Cahuita and Puerto Vargas National Park
Cahuita National Park Shore Excursion
The largest town in the South of Limon is Cahuita. A four mile natural trail leads from Cahuita to Puerto Vargas, beyond Cahuita Point.
The walk takes about two hours, but hikers will definitely want to stop frequently for a picnic, for a swim in warm Caribbean waters, to gape at the Howler Monkeys in the tree top high overhead or to focus their binoculars on a Green Ibis of Green and Rufous kingfisher.
The National Park was formed to protect one of the last living reefs in Costa Rica.

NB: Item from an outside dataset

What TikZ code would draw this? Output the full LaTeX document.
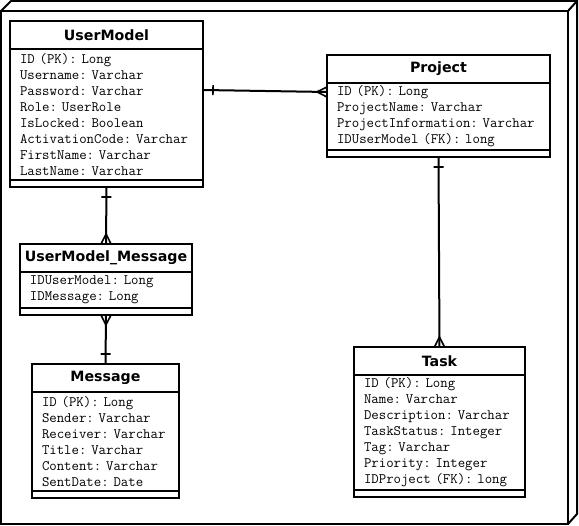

Unfortunately, sedimentation from expanding banana plantations and deforestation in the Talamanca Mountains and the last earthquake have killed much of the reef close to the shore. Snorkelers can try their luck near Cahuita Point or Puerto Vargas. In these waters scientists have counted 35 species of coral, including elk horn, brain coral and Venus sea fan, and 123 species of tropical fish. Snorkeling equipment is available. Box lunch is included.
Our fee for the tour: $79.99 per person
Includes: Round Trip Transportation to the pier and a Bilingual tour guide.

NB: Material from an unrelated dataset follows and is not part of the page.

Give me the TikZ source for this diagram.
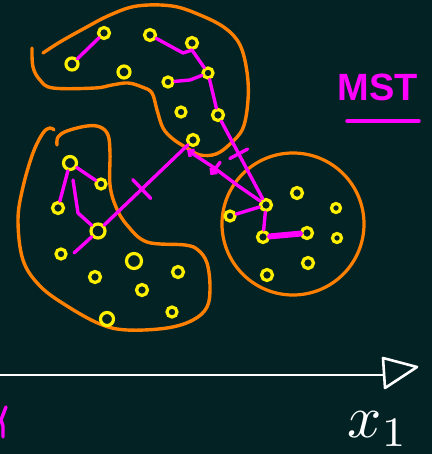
\documentclass[tikz,border=0pt]{standalone}
\usepackage{fontspec}
\setsansfont{Liberation Sans}
\usetikzlibrary{decorations.markings,arrows.meta}
\definecolor{bg}{RGB}{2,34,36}
\definecolor{blob}{RGB}{255,128,0}
\definecolor{pt}{RGB}{255,240,0}
\definecolor{mst}{RGB}{255,0,255}
\tikzset{
  blobline/.style={draw=blob, line width=3.4pt, line cap=round, line join=round},
  ptnode/.style={circle, draw=pt, line width=3.2pt, inner sep=0pt, minimum size=#1},
  ptnode/.default=11pt,
  edge/.style={draw=mst, line width=3.4pt, line cap=round, line join=round},
  cut/.style 2 args={edge, decoration={markings, mark=at position #1 with {\draw[mst, line width=3.4pt, line cap=round] (0,-#2) -- (0,#2);}}, postaction=decorate},
}
\begin{document}
\begin{tikzpicture}[x=1pt, y=-1pt]
\fill[bg] (0,0) rectangle (432,454);
\useasboundingbox (0,0) rectangle (432,454);

% clusters
\draw[blobline] plot[smooth, tension=0.6] coordinates {(43,53) (60,42) (85,28) (110,15) (137,6) (172,6) (200,15) (225,28) (240,45) (247,72) (248,100) (243,128) (230,144) (216,154) (200,155) (187,148) (173,139) (163,128) (157,110) (152,93) (142,87) (128,83) (112,85) (95,88) (53,88) (40,80) (33,67) (32,48)};
\draw[blobline] plot[smooth, tension=0.6] coordinates {(57,145) (58,137) (67,131) (87,126) (100,127) (108,135) (110,153) (110,185) (116,207) (127,225) (147,242) (185,245) (198,250) (207,263) (210,287) (207,307) (193,320) (167,328) (127,330) (100,324) (67,306) (40,286) (23,260) (18,220) (23,187) (33,153) (43,133) (50,128) (54,130)};
\node[circle, draw=blob, line width=3.2pt, minimum size=142pt, inner sep=0pt] (ring) at (293,224) {};

% points, top cluster
\node[ptnode=12pt] (t1) at (72,64) {};
\node[ptnode] (t2) at (104,33) {};
\node[ptnode] (t3) at (150,35) {};
\node[ptnode] (t4) at (192,43) {};
\node[ptnode=12pt] (t5) at (124,72) {};
\node[ptnode=10pt] (t6) at (168,82) {};
\node[ptnode=10pt] (t7) at (208,73) {};
\node[ptnode=10pt] (t8) at (181,112) {};
\node[ptnode=11pt] (t9) at (218,115) {};
\node[ptnode] (t10) at (193,140) {};
% points, bottom-left cluster
\node[ptnode=13pt] (b1) at (70,163) {};
\node[ptnode=10pt] (b2) at (101,184) {};
\node[ptnode] (b3) at (58,208) {};
\node[ptnode=14pt] (b4) at (98,231) {};
\node[ptnode=10pt] (b5) at (61,254) {};
\node[ptnode=15pt] (b6) at (134,261) {};
\node[ptnode] (b7) at (95,277) {};
\node[ptnode] (b8) at (178,272) {};
\node[ptnode=11pt] (b9) at (142,290) {};
\node[ptnode=10pt] (b10) at (172,312) {};
\node[ptnode=13pt] (b11) at (107,319) {};
% points, round cluster
\node[ptnode] (c1) at (297,193) {};
\node[ptnode=10pt] (c2) at (230,216) {};
\node[ptnode] (c3) at (266,205) {};
\node[ptnode=9pt] (c4) at (336,208) {};
\node[ptnode] (c5) at (263,237) {};
\node[ptnode] (c6) at (307,233) {};
\node[ptnode=9pt] (c7) at (337,238) {};
\node[ptnode] (c8) at (308,263) {};
\node[ptnode] (c9) at (267,275) {};

% MST edges inside clusters
\draw[edge] (t1) -- (t2);
\draw[edge] (t3) -- (183,53) -- (t4.south) -- (t7);
\draw[edge] (t6) -- (190,80) -- (t7);
\draw[edge] (t7) -- (t9);
\draw[edge] (b1) -- (b3);
\draw[edge] (b1) -- (b2);
\draw[edge] (73,180) -- (78,213) -- (b4);
\draw[edge] (b4) -- (85,243) -- (74,253);
\draw[edge] (c2) -- (c3);
\draw[edge] (c3) -- (c5);
\draw[edge, line width=6pt] (c5) -- (c6);

% MST edges between clusters (cut)
\draw[cut={0.45}{13pt}] (b4) -- (t10);
\draw[cut={0.42}{10pt}] (t9) -- (c3);
\draw[cut={0.38}{8pt}, {Straight Barb[length=4pt, width=8pt]}-] (187,150) -- (213,167) -- (237,185) -- (c3);

% label
\node[mst, font=\sffamily\bfseries\fontsize{38}{38}\selectfont, inner sep=0pt] (lbl) at (378,87) {MST};
\draw[edge] (347,121) -- (419,121);

% axis
\coordinate (ax0) at (0,375);
\coordinate (ax1) at (385,375);
\draw[white, line width=2.6pt] (ax0) -- (ax1);
\draw[white, line width=2.6pt, line join=round] (383,358) -- (417,367) -- (385,388) -- cycle;
\node[white, inner sep=0pt] (xl) at (378,429) {\scalebox{6}{$x_1$}};

% cut-off fragment at lower left
\draw[edge] (6,407) -- (1,420) -- (3,426) -- (3,437);
\end{tikzpicture}
\end{document}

What to bring: Sun Glasses, Mosquito Repellent, Binoculars, Camera and Sun Block, Comfortable Shoes.
Cahuita National Park
Cahuita National Park: Despite having miles and miles of tropical coastline, Costa Rica has very little coral reef development. Cahuita National Park was created in 1970 to protect one of the few such areas in the country, and thus became Costa Rica’s first marine national park (about 600 of the 1,067 hectares protected by the park are under water).
Unfortunately, there is not much live coral left at Cahuita, although an interesting assortment of marine life can be seen if the water conditions offer much visibility. While admiring the colorful fish and curious coral formations, be careful not to bump into any of the black spiny sea urchins, they’re very painful, and very abundant in these waters.

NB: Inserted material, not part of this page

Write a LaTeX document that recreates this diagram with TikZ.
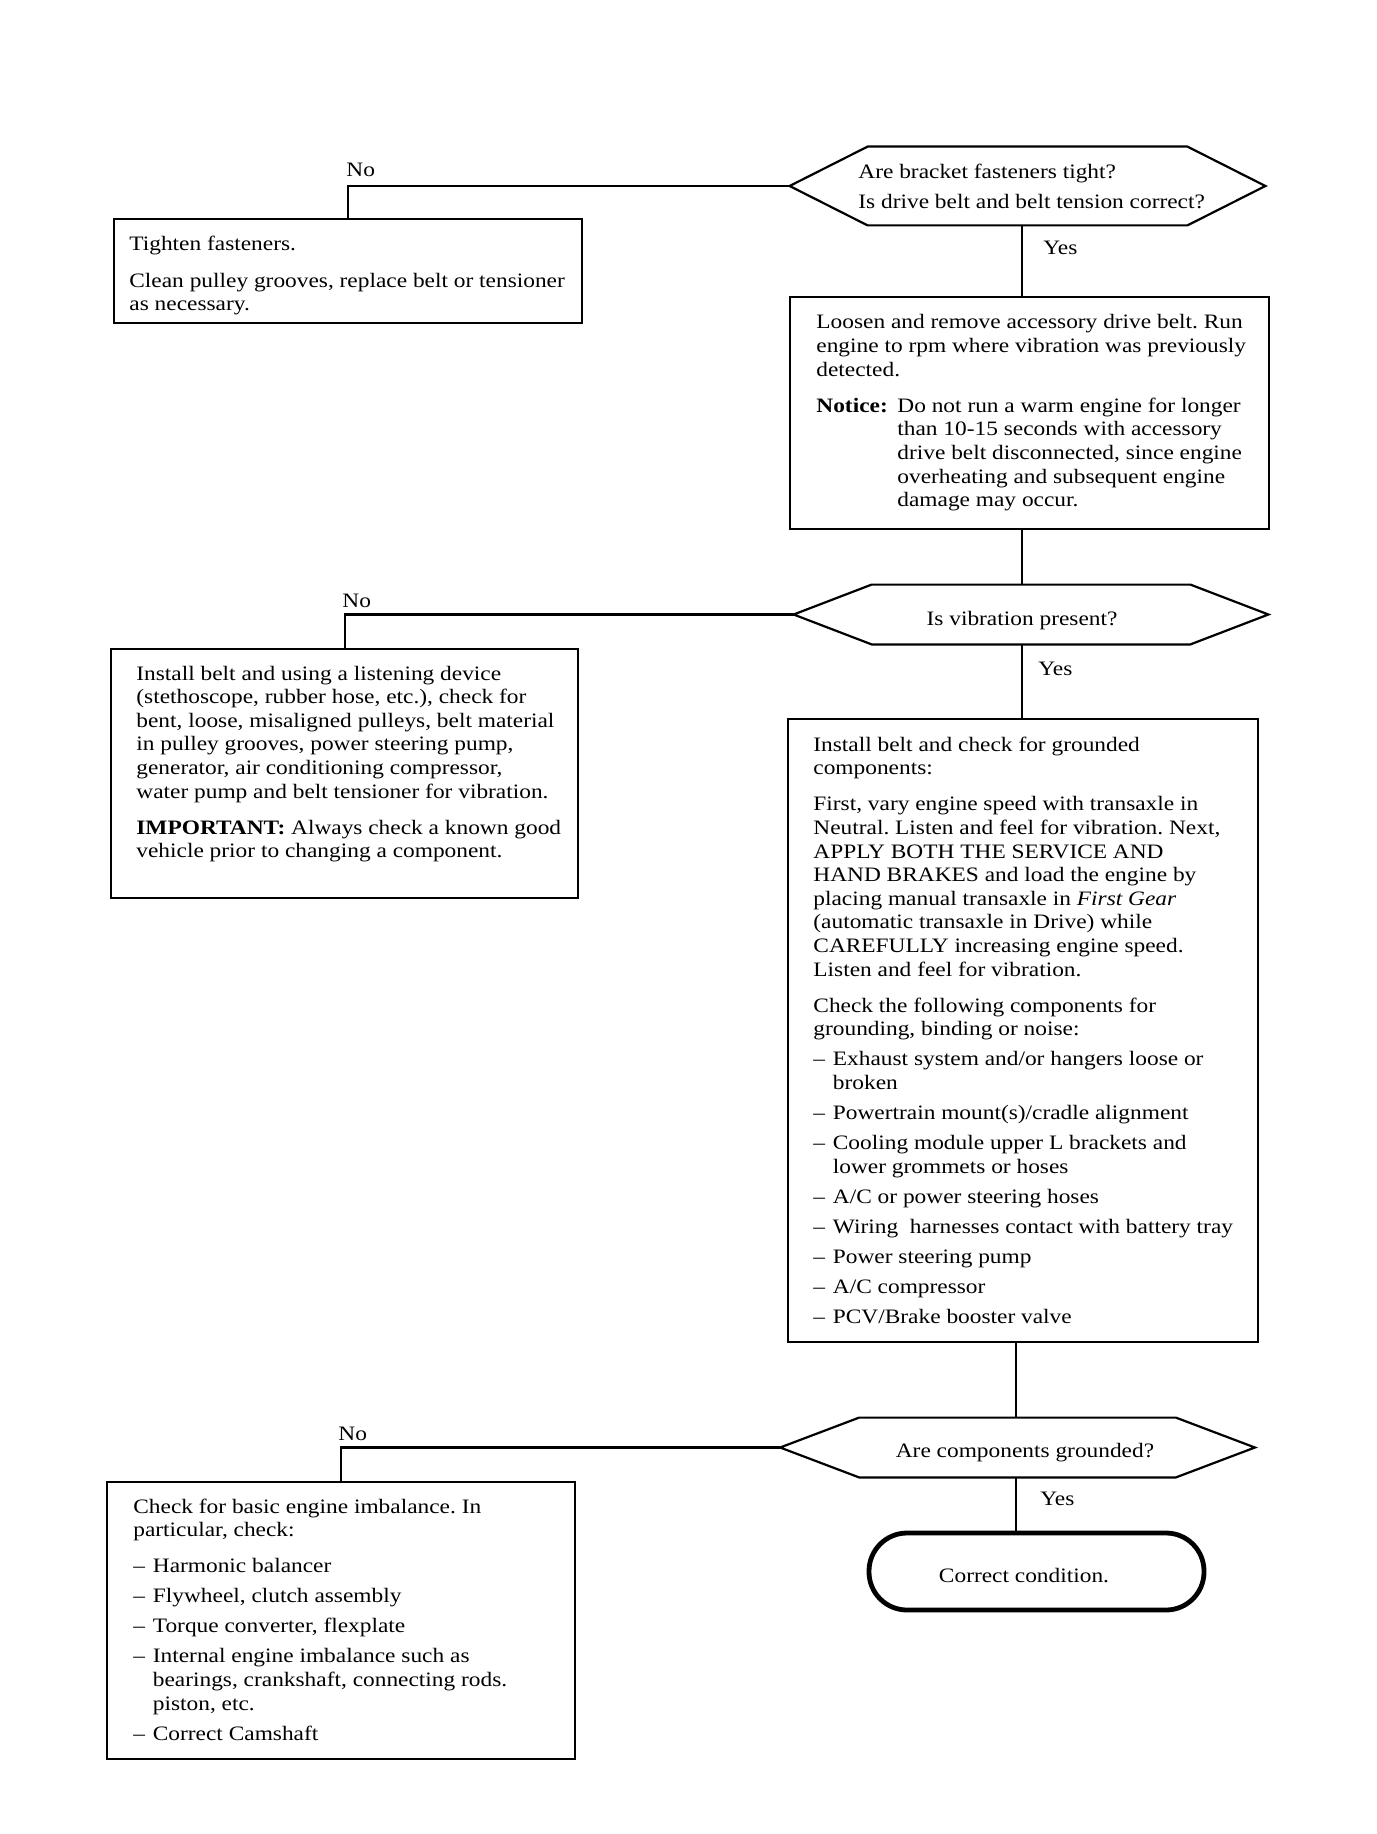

The relatively small area of “dry” land contained in the park is quite swampy and has no trails going through it other than the trail along the beach from the village of Cahuita to the ranger station area at Puerto Vargas on the opposite side of Cahuita Point (about 7 km.). Sloths, monkeys, lizards, crabs, and many kinds of birds can be seen on the walk.
Getting there: Cahuita is located 42 km. south of Puerto Limón. From the south end of the village of Cahuita, access to the park is by foot trail. To drive into the park, go past the turn offs for the village and continue south until the sign for Puerto Vargas. Buses to and from Limón run several times a day.
Climate: Like the rest of the Caribbean lowlands, Cahuita is very warm and humid, with a chance of rain any day of the year.
History: Most of the original residents of the village of Cahuita were black people who had come to Costa Rica via Jamaica in the latter part of the 1800′s to build the railroad or work the banana plantations. This cultural influence is still very much present in this and the other small coastal towns to the south (Puerto Viejo and Manzanillo).